The phrase was Pierre Trudeau’s, and it caught on. Canadians like to think of themselves as citizens of a Just Society. Certainly, they believe, things are better here than in the United States. But, Carol Goar wrote recently, we have been emulating our southern neighbours. In fact,
Since the mid-1990s, income inequality has been rising faster in Canada than the U.S. They’re still in top spot, but we’re catching up. Our Gini index, which measures income equality, rose by 9 per cent over the last decade. Theirs increased by 4.7 per cent.
And that conclusion is based on old numbers:
It is based on six-year-old statistics. But all of the indicators suggest the trend is accelerating. Since 2005, our tax system has become more regressive, our social services have shrunk, our manufacturing base has deteriorated and we’ve gone through a painful recession that hit the poor hardest.
When Trudeau retired, Canada’s tax system became more regressive:
Until 1988, we had 10 income brackets. Then the government of Brian Mulroney “flattened” the tax system, leaving three brackets. It was a welcome change for the rich whose marginal tax rate dropped from 34 per cent to 29 per cent. Everybody else got tax credits to ease the transition. Subsequent prime ministers made the system more regressive by reducing the taxation of capital gains, cutting corporate taxes, offering tax breaks to the wealthy and creating lucrative investment incentives.
And nobody is talking about it. In the last federal election, none of the parties talked about income inequality. They are not talking about it during Ontario’s election. It seems to have become a fact of life.
When politicians become courtiers for the wealthy, the poor and the middle class become peons.
Owen Gray grew up in Montreal, where he received a B. A. from Concordia University. After crossing the border and completing a Master’s degree at the University of North Carolina, he returned to Canada, married, raised a family and taught high school for 32 years. Now retired, he lives — with his wife and youngest son — on the northern shores of Lake Ontario. This post is cross posted from his blog.
I guess you guys aren’t so French after all
Of course the parties aren’t talking about it — they might have to address the disparity when it comes to subsides. Liberals tend to concentrate on the tax code, but there’s a lot more fun and profit in spending and regulations.
I am not sure what exactly you mean ProfElwood. Are you saying that subsidies, spending and regulations have increased the income disparity more than making the tax code more regressive? That is an interesting idea but I can’t actually see it. Please explain it.
It seems to me that rather than making a point you are throwing out the current ‘things that are bad’ words hoping that something sticks. If that is the case I think you missed ‘entitlements’ and a reference to the UN, neither being especially relevant but on par with the ones you did pick.

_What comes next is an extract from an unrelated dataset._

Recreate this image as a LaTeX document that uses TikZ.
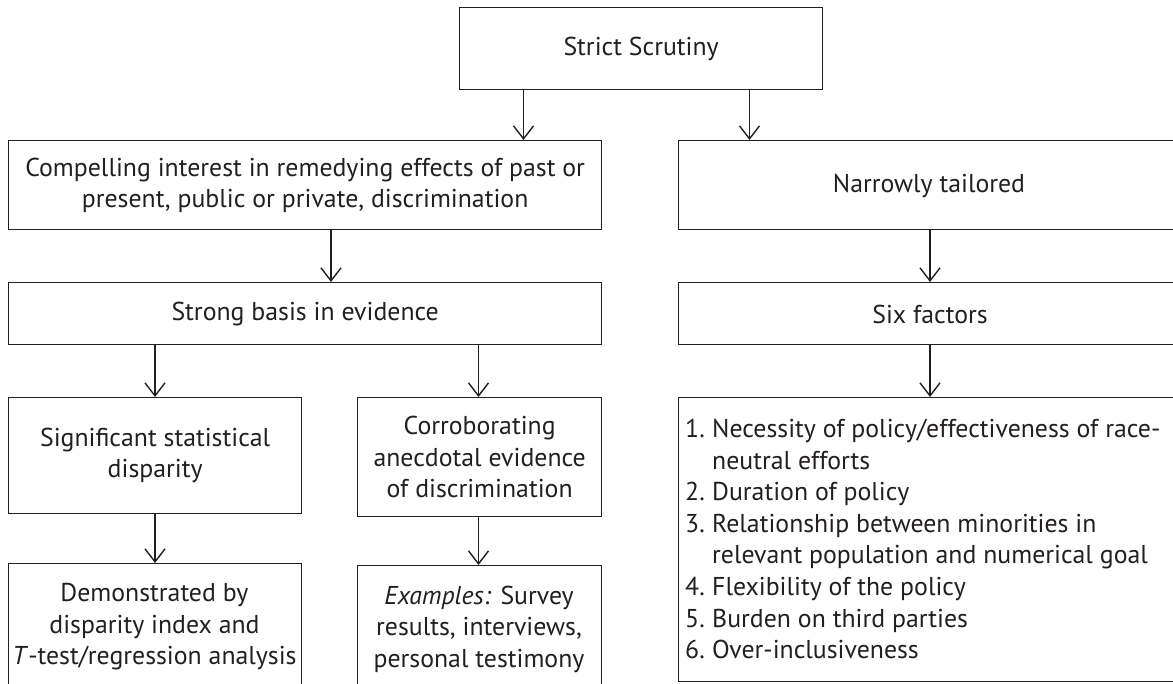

If we are going to talk about other policies that contributed to the growing income disparity in the United States other than making our tax system more regressive, I think we have to talk about those policies that intentionally suppress the wages of the lower 98% of the workers. These include suppression of the unions, letting the minimum wages purchasing power slip, enacting disadvantageous trade agreements, reducing the number of workers who qualified for mandatory overtime pay, letting unemployment payments slide lower due to inflation, reducing buy American clauses of Federal contracts, making it easier for corporation’s to hide income overseas, reducing or eliminating people who qualified for welfare, etc.
How does the wealth disparity/Gini Index compare between Quebec and Anglo-Canada?
Quebec Society is less unequal
Among regions in Canada, Quebec is a leader in the fight against poverty and inequality
Thanks very much for the information. Quebec’s provincial governments have tended to be more social democratic than other provincial governments — perhaps because Quebecers see their government as the protector of their language and culture in an English North America.
As a result, Quebec has run larger deficits than its other provincial cousins, in support of such things as low cost daycare, affordable university tuition etc.
At the same time, Quebecers have always admired their American neighbours. The Quebec premier who first proposed independence — Rene Levesque — spent the Second World War as a journalist with the American army.
He was fluently bilingual.
@Merkin
Yes, I’m saying that a lot of the spending and regulations (loose interpretation of the word) also cause disparities. The creation of the Fed, for instance, allows a large amount of money to be loaned out for profit by the banks, with larger banks getting first dibs. Most agricultural subsidies go to corporate farmers who make over $250,000 per year. Government supported monopolies and liability limits don’t help the common worker. The power granted to the AMA is used to ensure an artificial shortage of doctors, which is why they make twice as much in this country as in other countries. Then there’s the ongoing bailouts . . .
Well, you get the idea. Changing the tax code isn’t going to fix any of that.